This likely will result in tighter margins as companies that have held back from passing the full brunt of inflation through to consumers are pushed to raise prices in the coming months just as government stimulus stockpiled by consumers begins to run out – prompting many shoppers to tighten their purse strings and alter their purchasing habits to account for changing budget constraints, argue Nik Modi, HPC, beverages and tobacco analyst with RBC Capital Markets, and KK Davey, president of client engagement at IRI.
But it isn’t all doom and gloom for the New Year, as increasing mobility likely will lead to increased spending, especially in categories and channels that saw slowdowns during the first waves of the pandemic, they predict.
Inflation slows, but remains elevated
After spiking dramatically last December, the estimated cost of goods is slowly coming down, but it will remain significantly elevated through at least next June, predicts Modi.
According to RBC Capital Markets’ data presented by Modi at a recent webinar, estimated input costs for household and personal care items surged nearly 50% between December 2020 and last September, followed by a roughly 40% increase in packaged food and beverage inputs.
Based on “very, very crude calculations” that hold prices steady at today’s level but leave wiggle room for supply chain issues and other factors, Modi predicts inflation will remain up about 6-7% for food, 7-8% for beverages and in the low-teens for household and personal care goods through 2022.
While these numbers may be lower than in the past year, their impact could be greater as consumers’ ability to absorb higher prices begins to falter, he predicts.
So far, price elasticity has held up well, thanks in part to government stimulus and shifts in consumer shopping patterns that have them sitting on about $2 trillion in “excess savings” that have softened the impact of price increases. But as they draw down those reserves, they likely will become more price sensitive.
Ports likely will remain congested through mid-2022
Supply chain disruptions – especially at the ports where backups are causing significant delays and pushing companies to invest in expensive alternatives – also likely will continue through at least mid-year 2022, Modi predicts.
“If any of you are expecting the ports to clear before Christmas, I’m sorry to tell you that’s not going to happen" based on RBC Elements data, which tracks 22 of the busiest ports in the world with satellite imagery to understand foot traffic and turnaround times at the ports, Modi said.
He predicts a “best case” scenario has the ports “hitting the reset button in early summer of 2022,” at which point the congestion will clear and the supply chain situation will normalize.
He added a less likely, but more bullish scenario bumps up the timeline to the end of February, while a bear case scenario in which labor increases only 15%, which Modi described as “a gigantic increase,” has the ports clearing at the end of 2022.
Gig economy poses labor challenges
As Modi noted, much of the congestion at the ports is due to insufficient labor – a challenge that is impacting multiple sectors at various points in the supply chain.

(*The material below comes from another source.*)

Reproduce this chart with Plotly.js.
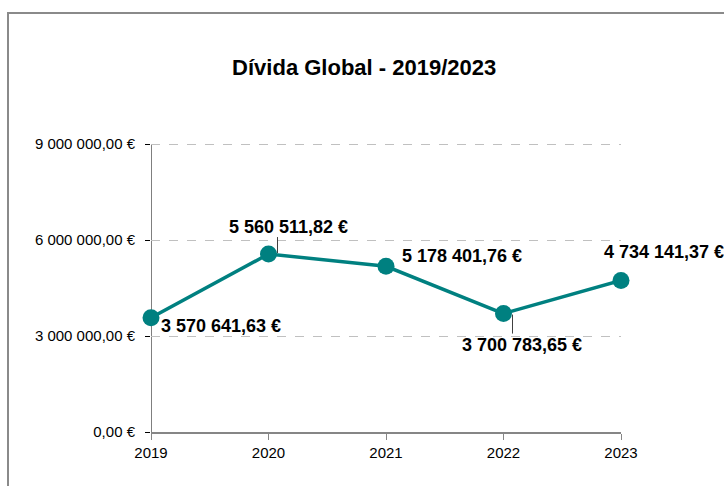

The struggle to hire sufficient talent is due in part to fears around COVID-19 and government stimulus that some claim gave employees wiggle room to leave their jobs to pursue other options. Top among these is the gig economy, which Modi says has an outsized impact on the labor pool.

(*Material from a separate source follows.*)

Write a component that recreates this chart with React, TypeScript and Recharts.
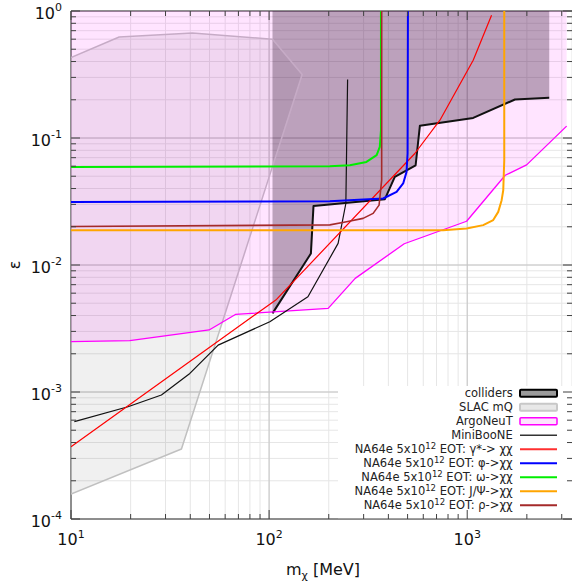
import React from 'react';
import { ComposedChart, Scatter, XAxis, YAxis, CartesianGrid, ReferenceLine, Customized } from 'recharts';

type Pt = [number, number];

const W = 572;
const H = 586;
const LEFT = 71;
const TOP = 11;
const BOTTOM = 67;
const PLOT_BOTTOM = H - BOTTOM;
const AXIS = '#404040';
const FONT = 'DejaVu Sans, sans-serif';

const X_DOMAIN: [number, number] = [10, 3380];
const Y_DOMAIN: [number, number] = [1e-4, 1];

const xDecades = [10, 100, 1000];
const yDecades = [1e-4, 1e-3, 1e-2, 1e-1, 1];
const mantissas = [1, 2, 3, 4, 5, 6, 7, 8, 9];

const xTicks = xDecades.flatMap((d) => mantissas.map((m) => m * d)).filter((v) => v <= X_DOMAIN[1]);
const yTicks = yDecades.flatMap((d) => mantissas.map((m) => m * d)).filter((v) => v <= 1.0001);

// exclusion regions (mass in MeV, epsilon)
const collidersBound: Pt[] = [
  [104, 0.00416], [162.5, 0.0123], [167.5, 0.0291], [384, 0.033], [431, 0.0494],
  [549, 0.061], [577, 0.125], [1072, 0.144], [1741, 0.201], [2594, 0.207],
];
const slacRegion: Pt[] = [
  [10, 1.57e-4], [36.1, 3.56e-4], [146.8, 0.316], [104, 0.599], [41, 0.671], [17.5, 0.624], [10, 0.43],
];
const argoNeuTBound: Pt[] = [
  [10, 0.00249], [19.8, 0.00254], [49.8, 0.00308], [67.6, 0.00408], [198.6, 0.00456], [272, 0.00785],
  [481, 0.0147], [993, 0.0221], [1556, 0.0509], [1995, 0.0614], [3176, 0.124],
];
const miniBooNE: Pt[] = [
  [10.4, 5.84e-4], [19.4, 7.66e-4], [28.6, 9.47e-4], [39.8, 1.4e-3], [55.3, 2.34e-3],
  [100.8, 3.57e-3], [157, 5.62e-3], [223, 0.0148], [244, 0.0305], [249, 0.289],
];

// NA64e projections, 5x10^12 EOT
const gammaStar: Pt[] = [[10, 3.71e-4], [109, 0.00536], [544, 0.0755], [728, 0.138], [1072, 0.41], [1327, 0.925]];
const phiDecay: Pt[] = [
  [10, 0.0313], [202.6, 0.0318], [376.5, 0.0334], [440, 0.0377], [475, 0.0439], [494, 0.0541], [500, 0.0755], [502, 1],
];
const omegaDecay: Pt[] = [
  [10, 0.0592], [202.6, 0.06], [255.6, 0.0609], [310, 0.0648], [349, 0.0732], [362, 0.0851], [367, 0.115], [367, 1],
];
const jpsiDecay: Pt[] = [
  [10, 0.0188], [757, 0.0188], [993, 0.0194], [1204, 0.0206], [1353, 0.0226], [1434, 0.0262],
  [1492, 0.0324], [1520, 0.0388], [1538, 0.0669], [1538, 1],
];
const rhoDecay: Pt[] = [
  [10, 0.0201], [202.6, 0.0207], [246, 0.0219], [298, 0.0233], [335, 0.0255], [359, 0.0296], [370, 0.0466], [370, 1],
];

const legendLabels = [
  'colliders',
  'SLAC mQ',
  'ArgoNeuT',
  'MiniBooNE',
  'NA64e 5x10^12 EOT: γ*-> χχ',
  'NA64e 5x10^12 EOT: φ->χχ',
  'NA64e 5x10^12 EOT: ω->χχ',
  'NA64e 5x10^12 EOT: J/Ψ->χχ',
  'NA64e 5x10^12 EOT: ρ->χχ',
];

const legendSwatches = [
  { kind: 'box', fill: '#9a9a9a', stroke: '#000', width: 2 },
  { kind: 'box', fill: '#e8e8e8', stroke: '#c8c8c8', width: 2 },
  { kind: 'box', fill: '#fde3fd', stroke: '#ff00ff', width: 1.5 },
  { kind: 'line', stroke: '#333', width: 1.5 },
  { kind: 'line', stroke: '#ff3030', width: 2 },
  { kind: 'line', stroke: '#0000ff', width: 2 },
  { kind: 'line', stroke: '#00ee00', width: 2 },
  { kind: 'line', stroke: '#ffa500', width: 2 },
  { kind: 'line', stroke: '#a52a2a', width: 2 },
];

// closes a lower bound up to the top of the plot
const toTop = (pts: Pt[]): Pt[] => [...pts, [pts[pts.length - 1][0], 1], [pts[0][0], 1]];
const toXY = (pts: Pt[]) => pts.map(([x, y]) => ({ x, y }));

const isDecade = (v: number) => Math.abs(Math.log10(v) - Math.round(Math.log10(v))) < 1e-6;

const NoDot = () => <g />;

const region = (pts: Pt[], fill: string, opacity: number) => (
  <Scatter
    data={toXY(pts)}
    shape={NoDot}
    line={{ stroke: 'none', fill, fillOpacity: opacity }}
    lineJointType="linearClosed"
    isAnimationActive={false}
  />
);

const curve = (pts: Pt[], stroke: string, width: number, closed = false) => (
  <Scatter
    data={toXY(pts)}
    shape={NoDot}
    line={{ stroke, strokeWidth: width, fill: 'none', strokeLinejoin: 'round' }}
    lineJointType={closed ? 'linearClosed' : 'linear'}
    isAnimationActive={false}
  />
);

function XTick(props: any) {
  const { x, y, payload } = props;
  const v = payload.value;
  const major = isDecade(v);
  const len = major ? 9 : 5;
  return (
    <g>
      <line x1={x} x2={x} y1={y} y2={y - len} stroke={AXIS} />
      <line x1={x} x2={x} y1={TOP} y2={TOP + len} stroke={AXIS} />
      {major && (
        <text x={x} y={y + 26} textAnchor="middle" fontSize={16} fontFamily={FONT} fill="#111">
          10<tspan dy={-7.5} fontSize={11}>{Math.round(Math.log10(v))}</tspan>
        </text>
      )}
    </g>
  );
}

function YTick(props: any) {
  const { x, y, payload } = props;
  const v = payload.value;
  const major = isDecade(v);
  const len = major ? 9 : 5;
  return (
    <g>
      <line x1={x} x2={x + len} y1={y} y2={y} stroke={AXIS} />
      <line x1={W} x2={W - len} y1={y} y2={y} stroke={AXIS} />
      {major && (
        <text x={x - 9} y={y + 7.5} textAnchor="end" fontSize={16} fontFamily={FONT} fill="#111">
          10<tspan dy={-7.5} fontSize={11}>{Math.round(Math.log10(v))}</tspan>
        </text>
      )}
    </g>
  );
}

function LegendText({ label, x, y }: { label: string; x: number; y: number }) {
  const parts = label.split(/\^(\d+)/);
  return (
    <text x={x} y={y} textAnchor="end" fontSize={11.5} fill="#222" style={{ whiteSpace: 'pre' }}>
      {parts[0]}
      {parts.length > 1 && (
        <>
          <tspan dy={-4.5} fontSize={8.5}>{parts[1]}</tspan>
          <tspan dy={4.5}>{parts[2]}</tspan>
        </>
      )}
    </text>
  );
}

function Decorations() {
  const rowTop = 393.3;
  const rowGap = 14;
  return (
    <g fontFamily={FONT}>
      <rect x={338} y={386} width={W - 338} height={PLOT_BOTTOM - 386} fill="#fff" />
      {legendLabels.map((label, i) => {
        const cy = rowTop + i * rowGap;
        const s = legendSwatches[i];
        return (
          <g key={label}>
            <LegendText label={label} x={512.7} y={cy + 4} />
            {s.kind === 'box' ? (
              <rect x={520} y={cy - 3.5} width={37} height={7} rx={1} fill={s.fill} stroke={s.stroke} strokeWidth={s.width} />
            ) : (
              <line x1={520} x2={557} y1={cy} y2={cy} stroke={s.stroke} strokeWidth={s.width} />
            )}
          </g>
        );
      })}
      <text x={15} y={269.5} textAnchor="middle" fontSize={16} fill="#111" transform="rotate(-90 15 265)">
        ε
      </text>
      <text x={323} y={575} textAnchor="middle" fontSize={16} fill="#111" style={{ whiteSpace: 'pre' }}>
        m<tspan dy={4} fontSize={11}>χ</tspan>
        <tspan dy={-4}> [MeV]</tspan>
      </text>
    </g>
  );
}

export default function App() {
  return (
    <div style={{ position: 'absolute', left: 0, top: 0, width: W, height: H, background: '#fff' }}>
      <ComposedChart width={W} height={H} margin={{ top: TOP, right: 0, bottom: 0, left: 0 }}>
        <CartesianGrid stroke="#e6e6e6" />
        <CartesianGrid stroke="#c4c4c4" horizontalValues={yDecades} verticalValues={xDecades} />

        {region(slacRegion, '#000', 0.06)}
        {region(toTop(collidersBound), '#000', 0.29)}
        {curve(slacRegion, '#c0c0c0', 1.5, true)}
        {region(toTop(argoNeuTBound), '#ff00ff', 0.105)}
        {curve(collidersBound, '#111', 2)}
        {curve(argoNeuTBound, '#ff00ff', 1.3)}
        {curve(miniBooNE, '#111', 1.2)}
        {curve(gammaStar, '#ff0000', 1.2)}
        {curve(phiDecay, '#0000ff', 2)}
        {curve(omegaDecay, '#00ee00', 2)}
        {curve(jpsiDecay, '#ffa500', 2)}
        {curve(rhoDecay, '#a52a2a', 1.6)}

        <Customized component={Decorations} />

        <ReferenceLine y={1} stroke={AXIS} />
        <XAxis
          type="number"
          dataKey="x"
          scale="log"
          domain={X_DOMAIN}
          allowDataOverflow
          ticks={xTicks}
          interval={0}
          height={BOTTOM}
          tickSize={0}
          tickMargin={0}
          tickLine={false}
          axisLine={{ stroke: AXIS }}
          tick={(p: any) => <XTick {...p} />}
        />
        <YAxis
          type="number"
          dataKey="y"
          scale="log"
          domain={Y_DOMAIN}
          allowDataOverflow
          ticks={yTicks}
          interval={0}
          width={LEFT}
          tickSize={0}
          tickMargin={0}
          tickLine={false}
          axisLine={{ stroke: AXIS }}
          tick={(p: any) => <YTick {...p} />}
        />
      </ComposedChart>
    </div>
  );
}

“This is the disruption we should be talking about much more frequently,” because it offers workers a flexible work environment and competitive wagers compared to traditional retail and blue collar jobs.
“The amount of gig workers globally is expected to grow by over 80% by 2023,” Modi said. “So, we are just touching the surface of this disruptive nature and I think labor is going to continue to be a big issue – especially for blue collar job openings.”
Macroeconomic indicators suggest challenges ahead
The gig economy cuts both ways though, helping to lower the unemployment rate from 8.1% in 2020 to 5.5% in 2021 and a projected 3.7% in the first half of 2022 and 3.4% in the back half of 2022, Davey noted during the same webinar.
While this will help consumers cover costs and allow them to keep shopping, Davey noted that disposable income in the new year will still drop dramatically in the coming year.
He predicts that disposable income will grow only 0.3% in the first half of 2022 and 3% in the back half of 2022, which is notably lower than the 6.2% increase seen so far in 2021 and the 7.4% increase in 2020.
Another potential headwind for the CPG industry, but possible good news for foodservice, is mobility is expected to continue to increase in 2022 and with it spending out of home, Davey said.
To offset these headwinds and take advantage of shifting shopping habits in the new year, he recommends that brands and stores focus on attractive price points with a wider variety of assortment to retain consumers and diversify selection and services to meet in-home and out-of-home demand.
He said he also sees potential for innovation in the new year around easy at-home meals, premium indulgence, pack innovation and self-care through dietary enhancement.